As stated here neutrinos and antineutrinos annihilate via virtual Z-Bosons into charged particle-antiparticle pairs (leptons, quarks). Thus finally- at least theoretically - photons could be produced.

No, annihilation creates gamma rays. That isn't observed. Inspite of this there is no thermal equilibrium of matter/antimatter/radiation at temperartures less than GUT scale. Happy new year to everybody!

Scorcerer, imagine the 3000 K proton-electron plasma being in thermal equilibrium with radiation (photons) 380000 years after the big bang. Now, after cooling by expansion protons and electrons combine to hydrogen atoms, there is no more charge scattering and the universe is transparent. After expansion of the universe we detect these photons at a temperature of 2.73 K. (The energy of photons can be expressed as wavelenght or frequency but also corresponds to a temperature).

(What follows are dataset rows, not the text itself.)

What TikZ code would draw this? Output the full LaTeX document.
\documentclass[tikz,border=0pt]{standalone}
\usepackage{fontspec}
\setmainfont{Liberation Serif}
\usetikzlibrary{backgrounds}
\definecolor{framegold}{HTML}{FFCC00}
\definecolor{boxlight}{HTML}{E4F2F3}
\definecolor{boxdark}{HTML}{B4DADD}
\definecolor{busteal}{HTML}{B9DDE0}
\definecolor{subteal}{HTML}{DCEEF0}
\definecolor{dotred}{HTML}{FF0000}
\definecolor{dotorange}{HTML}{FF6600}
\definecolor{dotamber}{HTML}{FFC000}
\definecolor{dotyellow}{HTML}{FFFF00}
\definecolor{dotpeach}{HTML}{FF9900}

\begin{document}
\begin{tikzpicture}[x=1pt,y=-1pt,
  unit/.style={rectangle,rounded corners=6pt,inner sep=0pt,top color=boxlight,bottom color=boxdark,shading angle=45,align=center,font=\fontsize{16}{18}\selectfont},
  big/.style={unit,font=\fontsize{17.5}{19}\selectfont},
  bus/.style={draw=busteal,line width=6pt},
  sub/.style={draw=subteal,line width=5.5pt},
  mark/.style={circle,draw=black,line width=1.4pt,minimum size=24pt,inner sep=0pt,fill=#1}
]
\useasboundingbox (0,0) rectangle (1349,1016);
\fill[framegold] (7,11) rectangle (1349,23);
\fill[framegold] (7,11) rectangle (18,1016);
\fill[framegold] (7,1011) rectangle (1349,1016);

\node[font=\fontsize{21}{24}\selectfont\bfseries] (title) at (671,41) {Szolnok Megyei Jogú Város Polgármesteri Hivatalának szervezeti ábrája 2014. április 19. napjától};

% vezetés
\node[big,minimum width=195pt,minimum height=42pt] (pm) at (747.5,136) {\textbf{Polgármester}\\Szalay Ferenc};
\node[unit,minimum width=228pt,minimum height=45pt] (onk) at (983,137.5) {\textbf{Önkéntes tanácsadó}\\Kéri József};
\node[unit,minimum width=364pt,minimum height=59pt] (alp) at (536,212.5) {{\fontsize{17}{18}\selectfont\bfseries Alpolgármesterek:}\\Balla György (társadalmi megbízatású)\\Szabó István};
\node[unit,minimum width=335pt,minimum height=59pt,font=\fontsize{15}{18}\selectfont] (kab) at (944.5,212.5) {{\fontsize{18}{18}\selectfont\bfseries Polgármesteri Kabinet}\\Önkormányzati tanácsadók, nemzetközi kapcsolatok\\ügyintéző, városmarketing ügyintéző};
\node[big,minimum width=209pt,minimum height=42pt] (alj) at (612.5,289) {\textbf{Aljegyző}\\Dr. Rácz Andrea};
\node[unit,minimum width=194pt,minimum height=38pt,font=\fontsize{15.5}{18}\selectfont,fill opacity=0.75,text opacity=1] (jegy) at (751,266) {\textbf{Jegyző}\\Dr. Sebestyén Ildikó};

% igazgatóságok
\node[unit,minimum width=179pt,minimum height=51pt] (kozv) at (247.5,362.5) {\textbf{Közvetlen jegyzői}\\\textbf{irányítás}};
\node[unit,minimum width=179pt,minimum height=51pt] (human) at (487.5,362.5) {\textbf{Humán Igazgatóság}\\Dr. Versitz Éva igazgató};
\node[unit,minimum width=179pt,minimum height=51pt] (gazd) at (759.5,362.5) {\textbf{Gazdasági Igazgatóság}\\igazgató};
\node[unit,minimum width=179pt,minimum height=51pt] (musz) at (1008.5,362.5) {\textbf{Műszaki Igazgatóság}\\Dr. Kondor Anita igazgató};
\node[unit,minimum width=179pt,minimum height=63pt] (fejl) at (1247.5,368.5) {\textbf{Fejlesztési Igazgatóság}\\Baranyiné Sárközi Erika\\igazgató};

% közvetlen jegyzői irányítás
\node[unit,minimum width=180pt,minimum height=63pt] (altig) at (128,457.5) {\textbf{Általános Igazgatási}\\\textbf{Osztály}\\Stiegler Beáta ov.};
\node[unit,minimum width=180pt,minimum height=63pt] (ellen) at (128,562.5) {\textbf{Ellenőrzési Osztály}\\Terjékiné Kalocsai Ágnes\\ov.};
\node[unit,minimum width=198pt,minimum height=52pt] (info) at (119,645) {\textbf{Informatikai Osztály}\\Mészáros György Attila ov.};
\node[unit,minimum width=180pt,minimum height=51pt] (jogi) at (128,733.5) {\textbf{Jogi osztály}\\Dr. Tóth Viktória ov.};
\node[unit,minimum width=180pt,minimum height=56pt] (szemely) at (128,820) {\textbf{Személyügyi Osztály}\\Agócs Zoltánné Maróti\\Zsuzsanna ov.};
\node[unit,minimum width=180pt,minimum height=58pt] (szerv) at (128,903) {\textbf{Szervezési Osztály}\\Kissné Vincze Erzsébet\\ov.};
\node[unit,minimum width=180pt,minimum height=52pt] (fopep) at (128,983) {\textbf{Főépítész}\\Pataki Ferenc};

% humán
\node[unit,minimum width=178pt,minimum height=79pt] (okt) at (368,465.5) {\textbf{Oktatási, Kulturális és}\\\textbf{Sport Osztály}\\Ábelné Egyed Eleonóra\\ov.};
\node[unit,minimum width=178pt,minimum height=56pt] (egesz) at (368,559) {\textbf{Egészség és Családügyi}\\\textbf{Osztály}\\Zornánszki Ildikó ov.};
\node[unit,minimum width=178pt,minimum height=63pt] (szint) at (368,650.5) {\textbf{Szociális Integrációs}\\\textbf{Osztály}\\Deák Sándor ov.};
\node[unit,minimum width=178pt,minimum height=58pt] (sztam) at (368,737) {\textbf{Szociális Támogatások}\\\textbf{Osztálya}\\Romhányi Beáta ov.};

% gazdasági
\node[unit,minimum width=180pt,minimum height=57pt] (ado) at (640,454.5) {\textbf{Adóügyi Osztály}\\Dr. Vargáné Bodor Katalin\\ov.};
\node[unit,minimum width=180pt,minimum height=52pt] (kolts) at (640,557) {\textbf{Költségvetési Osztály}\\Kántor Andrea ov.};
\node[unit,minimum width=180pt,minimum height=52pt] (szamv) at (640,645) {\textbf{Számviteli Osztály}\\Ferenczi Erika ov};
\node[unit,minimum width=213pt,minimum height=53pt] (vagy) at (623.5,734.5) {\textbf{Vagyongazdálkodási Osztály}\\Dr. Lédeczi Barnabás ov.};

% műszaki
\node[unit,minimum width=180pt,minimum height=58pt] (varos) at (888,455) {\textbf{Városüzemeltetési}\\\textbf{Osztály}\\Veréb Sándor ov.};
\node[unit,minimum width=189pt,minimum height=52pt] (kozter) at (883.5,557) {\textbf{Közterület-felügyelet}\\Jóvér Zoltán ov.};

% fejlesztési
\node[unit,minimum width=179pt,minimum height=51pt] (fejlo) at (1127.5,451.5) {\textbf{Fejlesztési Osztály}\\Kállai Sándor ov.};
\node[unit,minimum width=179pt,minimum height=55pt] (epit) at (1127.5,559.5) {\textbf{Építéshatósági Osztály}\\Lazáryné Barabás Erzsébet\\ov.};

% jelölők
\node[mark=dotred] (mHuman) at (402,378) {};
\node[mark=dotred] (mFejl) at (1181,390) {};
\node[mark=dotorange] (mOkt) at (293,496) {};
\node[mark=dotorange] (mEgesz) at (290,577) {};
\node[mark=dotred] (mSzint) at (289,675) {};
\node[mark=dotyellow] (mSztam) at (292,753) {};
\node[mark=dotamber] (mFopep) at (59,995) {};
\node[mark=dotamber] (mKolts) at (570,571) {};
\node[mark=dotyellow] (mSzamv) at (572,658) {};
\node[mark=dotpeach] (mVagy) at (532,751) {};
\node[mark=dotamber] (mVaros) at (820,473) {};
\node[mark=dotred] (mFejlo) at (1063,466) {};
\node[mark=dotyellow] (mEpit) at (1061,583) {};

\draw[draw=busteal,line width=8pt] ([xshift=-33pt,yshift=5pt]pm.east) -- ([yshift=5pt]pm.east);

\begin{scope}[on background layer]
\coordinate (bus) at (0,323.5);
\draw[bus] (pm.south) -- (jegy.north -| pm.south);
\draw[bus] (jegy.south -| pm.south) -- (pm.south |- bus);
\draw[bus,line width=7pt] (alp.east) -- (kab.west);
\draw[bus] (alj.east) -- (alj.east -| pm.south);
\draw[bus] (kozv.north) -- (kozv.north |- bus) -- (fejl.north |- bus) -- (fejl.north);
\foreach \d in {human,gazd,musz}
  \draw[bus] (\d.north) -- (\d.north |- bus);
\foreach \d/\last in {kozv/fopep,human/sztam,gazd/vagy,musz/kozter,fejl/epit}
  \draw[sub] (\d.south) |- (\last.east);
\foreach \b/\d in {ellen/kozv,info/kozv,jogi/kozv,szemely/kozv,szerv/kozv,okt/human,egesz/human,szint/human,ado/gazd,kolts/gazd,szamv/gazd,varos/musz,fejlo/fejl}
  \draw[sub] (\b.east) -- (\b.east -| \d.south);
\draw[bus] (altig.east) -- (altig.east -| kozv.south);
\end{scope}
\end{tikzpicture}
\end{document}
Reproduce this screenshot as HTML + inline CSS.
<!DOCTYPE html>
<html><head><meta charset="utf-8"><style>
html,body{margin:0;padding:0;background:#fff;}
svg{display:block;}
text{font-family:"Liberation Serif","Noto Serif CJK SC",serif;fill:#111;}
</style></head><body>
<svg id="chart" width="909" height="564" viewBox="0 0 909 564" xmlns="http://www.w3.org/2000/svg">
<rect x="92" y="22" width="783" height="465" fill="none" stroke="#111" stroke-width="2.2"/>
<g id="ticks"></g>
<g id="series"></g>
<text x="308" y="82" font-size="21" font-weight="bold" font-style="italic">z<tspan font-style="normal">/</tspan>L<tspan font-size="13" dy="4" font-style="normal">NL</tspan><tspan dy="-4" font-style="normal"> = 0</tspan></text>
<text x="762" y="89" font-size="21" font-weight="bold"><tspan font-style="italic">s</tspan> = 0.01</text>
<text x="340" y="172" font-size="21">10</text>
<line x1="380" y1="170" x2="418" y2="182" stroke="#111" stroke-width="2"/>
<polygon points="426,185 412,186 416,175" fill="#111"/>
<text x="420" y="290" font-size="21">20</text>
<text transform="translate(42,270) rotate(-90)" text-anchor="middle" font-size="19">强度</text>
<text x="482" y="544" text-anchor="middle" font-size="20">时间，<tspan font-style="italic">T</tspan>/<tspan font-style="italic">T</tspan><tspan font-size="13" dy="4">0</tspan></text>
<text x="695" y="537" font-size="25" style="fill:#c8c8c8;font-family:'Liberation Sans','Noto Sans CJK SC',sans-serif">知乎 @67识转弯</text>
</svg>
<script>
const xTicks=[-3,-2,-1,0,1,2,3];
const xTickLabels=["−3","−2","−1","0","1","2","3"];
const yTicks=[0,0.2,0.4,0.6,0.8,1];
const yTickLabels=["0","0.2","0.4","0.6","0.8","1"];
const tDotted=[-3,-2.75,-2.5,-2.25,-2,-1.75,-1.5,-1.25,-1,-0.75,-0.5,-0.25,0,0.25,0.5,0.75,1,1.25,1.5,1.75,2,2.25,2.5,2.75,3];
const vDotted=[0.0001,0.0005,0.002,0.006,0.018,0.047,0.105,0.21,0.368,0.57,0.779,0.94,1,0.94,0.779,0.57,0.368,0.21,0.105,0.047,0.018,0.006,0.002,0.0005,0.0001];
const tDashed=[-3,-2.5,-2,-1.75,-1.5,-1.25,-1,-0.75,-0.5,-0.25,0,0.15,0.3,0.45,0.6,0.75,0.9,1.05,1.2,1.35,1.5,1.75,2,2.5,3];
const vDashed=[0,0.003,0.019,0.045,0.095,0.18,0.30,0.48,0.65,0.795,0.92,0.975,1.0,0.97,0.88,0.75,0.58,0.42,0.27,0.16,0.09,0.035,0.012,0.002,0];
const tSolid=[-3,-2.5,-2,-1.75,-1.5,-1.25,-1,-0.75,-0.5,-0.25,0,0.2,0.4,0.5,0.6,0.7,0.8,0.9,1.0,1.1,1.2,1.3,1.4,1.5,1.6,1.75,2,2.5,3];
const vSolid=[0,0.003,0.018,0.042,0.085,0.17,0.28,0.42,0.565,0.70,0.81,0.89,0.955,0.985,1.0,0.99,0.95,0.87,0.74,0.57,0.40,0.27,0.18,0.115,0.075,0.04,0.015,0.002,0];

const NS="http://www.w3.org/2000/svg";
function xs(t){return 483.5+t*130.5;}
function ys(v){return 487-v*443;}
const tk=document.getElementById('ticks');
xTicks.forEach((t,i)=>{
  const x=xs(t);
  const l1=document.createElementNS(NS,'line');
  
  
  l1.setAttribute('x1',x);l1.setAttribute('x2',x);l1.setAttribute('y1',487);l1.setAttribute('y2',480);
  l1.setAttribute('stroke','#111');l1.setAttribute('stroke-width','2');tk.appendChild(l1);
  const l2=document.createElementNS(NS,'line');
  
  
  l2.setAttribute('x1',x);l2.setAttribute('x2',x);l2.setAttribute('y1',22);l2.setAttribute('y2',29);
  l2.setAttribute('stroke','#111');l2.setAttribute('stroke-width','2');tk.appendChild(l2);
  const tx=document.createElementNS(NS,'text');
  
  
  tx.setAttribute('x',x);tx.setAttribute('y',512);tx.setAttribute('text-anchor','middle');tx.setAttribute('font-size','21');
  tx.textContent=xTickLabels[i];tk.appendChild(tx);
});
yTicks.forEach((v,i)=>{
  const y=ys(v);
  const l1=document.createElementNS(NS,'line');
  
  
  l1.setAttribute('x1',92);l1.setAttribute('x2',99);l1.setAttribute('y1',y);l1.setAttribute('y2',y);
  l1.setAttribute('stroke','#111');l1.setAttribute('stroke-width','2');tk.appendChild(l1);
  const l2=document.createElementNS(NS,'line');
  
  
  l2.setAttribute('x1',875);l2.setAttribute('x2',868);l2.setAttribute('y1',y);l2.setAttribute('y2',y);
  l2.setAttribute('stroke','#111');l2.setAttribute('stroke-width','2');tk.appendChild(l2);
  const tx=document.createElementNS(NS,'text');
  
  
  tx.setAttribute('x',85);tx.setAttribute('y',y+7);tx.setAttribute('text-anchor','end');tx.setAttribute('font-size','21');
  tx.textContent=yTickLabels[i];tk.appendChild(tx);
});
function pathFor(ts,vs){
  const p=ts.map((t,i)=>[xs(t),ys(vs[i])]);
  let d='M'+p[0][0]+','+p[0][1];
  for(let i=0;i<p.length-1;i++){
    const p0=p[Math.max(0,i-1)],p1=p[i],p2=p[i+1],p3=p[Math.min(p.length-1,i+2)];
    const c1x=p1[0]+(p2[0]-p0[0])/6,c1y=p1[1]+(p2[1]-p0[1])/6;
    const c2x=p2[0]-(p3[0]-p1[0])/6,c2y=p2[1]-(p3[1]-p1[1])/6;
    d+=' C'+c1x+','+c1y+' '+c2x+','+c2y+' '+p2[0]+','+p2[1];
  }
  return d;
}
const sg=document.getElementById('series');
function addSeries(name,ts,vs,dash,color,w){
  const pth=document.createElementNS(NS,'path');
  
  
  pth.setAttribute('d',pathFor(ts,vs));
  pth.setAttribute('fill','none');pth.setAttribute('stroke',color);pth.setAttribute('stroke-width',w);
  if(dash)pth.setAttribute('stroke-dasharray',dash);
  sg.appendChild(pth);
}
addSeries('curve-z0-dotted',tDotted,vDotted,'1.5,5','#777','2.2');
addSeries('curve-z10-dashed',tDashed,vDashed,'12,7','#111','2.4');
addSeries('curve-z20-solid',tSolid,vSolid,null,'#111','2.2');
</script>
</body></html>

Now imagine "islands" of antimatter plasma (antiprotons and positrons) here and there in the 3000 K plasma then. The unavoidable matter-antimatter annihilation would have created photons of much higher energy (>> 3000 K) and thus their temperature would exceed 2.73 K today by far. The CMB doesn't show such photons.

Oh, interesting. So annihilation isn't restricted to electric charges. But something else must distinguish then neutrinos and antineutrinos to offer the possibility to annihilate, their chirality? And what is the reaction product? I am not at all familiar with neutrino physics. In case the search for Majorana neutrinos is positiv, would it mean the neutrino is its own antineutrino, like it is true for photons?

Sorry, to avoid misunderstanding: to rule what out?

Neutron and antineutron do annihilate, because they consist of charged particles. The criterion is the existence of opposite charges, not the question whether or not the particles are fundamental.